A man was so angry when his mother’s neighbour threw dog dirt into her garden that he retaliated – throwing a bucketfull over him and punching him in the face, a court heard. Anthony Paul Mott admitted “plastering” the man with dog dirt, claiming it was the culmination of a long-running dispute caused by the neighbour allowing his dogs to do their business on his mother’s land.
David Madison, prosecuting, said the victim had been walking his Alsatians in High Lands, near Cockfield, County Durham, when he stood in some dog dirt on May 12. “He stopped to clean his footwear on the grass and threw the remaining faeces into a field belonging to members of Mr Mott’s family,” he said. “One of the defendant’s relatives started shouting at him but he carried on with his walk and went to sit on a bench.
Mr Mott then arrived, shouted further abuse and started throwing faeces and mud at him. He then climbed over the wall and hit the victim in the face.” The court heard how the victim had tried to restrain the self-employed 43-year-old, using his walking stick. Mott, who represented himself in Newton Aycliffe Magistrates’ Court, said that his mother had been forced to build a wall to stop the man’s dogs relieving themselves in her garden.
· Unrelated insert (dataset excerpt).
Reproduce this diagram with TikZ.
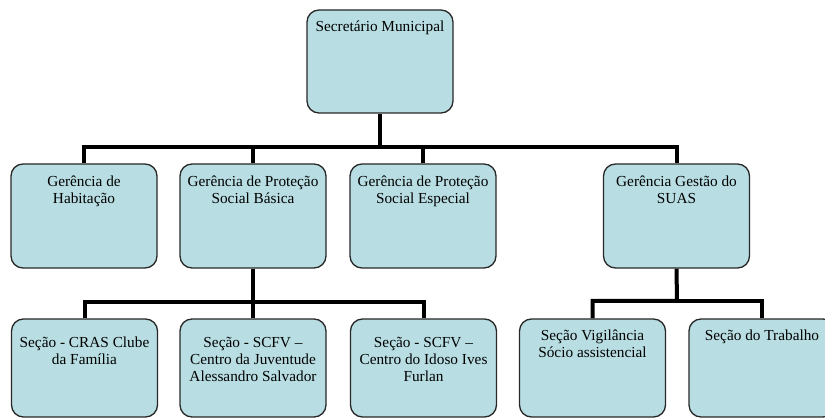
\documentclass[tikz,border=0pt]{standalone}
\usepackage{fontspec}
\setmainfont{Liberation Serif}
\definecolor{boxfill}{RGB}{184,222,227}
\definecolor{boxline}{RGB}{40,40,40}
\newcommand{\boxtxt}[3]{\parbox[c][#1][t]{140pt}{\centering\rule{0pt}{#2}#3}}
\pgfdeclarelayer{bg}
\pgfsetlayers{bg,main}
\tikzset{
  orgbox/.style={draw=boxline, line width=1.3pt, fill=boxfill, rounded corners=12pt,
    inner sep=0pt, minimum width=146pt, font=\rmfamily\fontsize{15.3}{16.7}\selectfont},
  conn/.style={line width=4pt, line join=miter}
}
\begin{document}
\begin{tikzpicture}[x=1pt,y=-1pt]
\useasboundingbox (0,0) rectangle (825,419);
\clip (0,0) rectangle (825,419);
\coordinate (bus1) at (380,147);
\coordinate (bus2) at (253,302);
\coordinate (bus3) at (677,301);
\node[orgbox, minimum height=103pt] (T) at (380,61.5) {\boxtxt{103pt}{21.5pt}{Secretário Municipal}};
\node[orgbox, minimum height=104pt] (A) at (84,216) {\boxtxt{104pt}{22.5pt}{Gerência de\\Habitação}};
\node[orgbox, minimum height=104pt] (B) at (253,216) {\boxtxt{104pt}{22.5pt}{Gerência de Proteção\\Social Básica}};
\node[orgbox, minimum height=104pt] (C) at (423,216) {\boxtxt{104pt}{22.5pt}{Gerência de Proteção\\Social Especial}};
\node[orgbox, minimum height=104pt] (D) at (676.5,216) {\boxtxt{104pt}{22.5pt}{Gerência Gestão do\\SUAS}};
\node[orgbox, minimum height=98pt] (E) at (84.5,368) {\boxtxt{98pt}{29pt}{Seção - CRAS Clube\\da Família}};
\node[orgbox, minimum height=98pt] (F) at (253,368) {\boxtxt{98pt}{29pt}{Seção - SCFV –\\Centro da Juventude\\Alessandro Salvador}};
\node[orgbox, minimum height=98pt] (G) at (423.5,368) {\boxtxt{98pt}{29pt}{Seção - SCFV –\\Centro do Idoso Ives\\Furlan}};
\node[orgbox, minimum height=98pt] (H) at (592.5,368) {\boxtxt{98pt}{21.5pt}{Seção Vigilância\\Sócio assistencial}};
\node[orgbox, minimum height=98pt] (I) at (762,368) {\boxtxt{98pt}{21.5pt}{Seção do Trabalho}};
\begin{pgfonlayer}{bg}
\draw[conn] (T.south) -- (bus1) -| (A.north);
\draw[conn] (bus1) -| (B.north);
\draw[conn] (bus1) -| (C.north);
\draw[conn] (bus1) -| (D.north);
\draw[conn] (B.south) -- (bus2) -| (E.north);
\draw[conn] (bus2) -| (F.north);
\draw[conn] (bus2) -| (G.north);
\draw[conn] (D.south) -- (bus3) -| (H.north);
\draw[conn] (bus3) -| (I.north);
\end{pgfonlayer}
\end{tikzpicture}
\end{document}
“We have been on to the council about it,” he said. “That morning he actually flung the dog faeces into the garden. My mum had been saving all this dog faeces up in a bucket – so I plastered him with it.” However, he denied hitting the man. Mott, of Ramshaw Lane, Ramshaw, pleaded guilty to common assault. He was fined £300 and was ordered to pay £50 compensation, £85 costs and a £15 victim’s surcharge.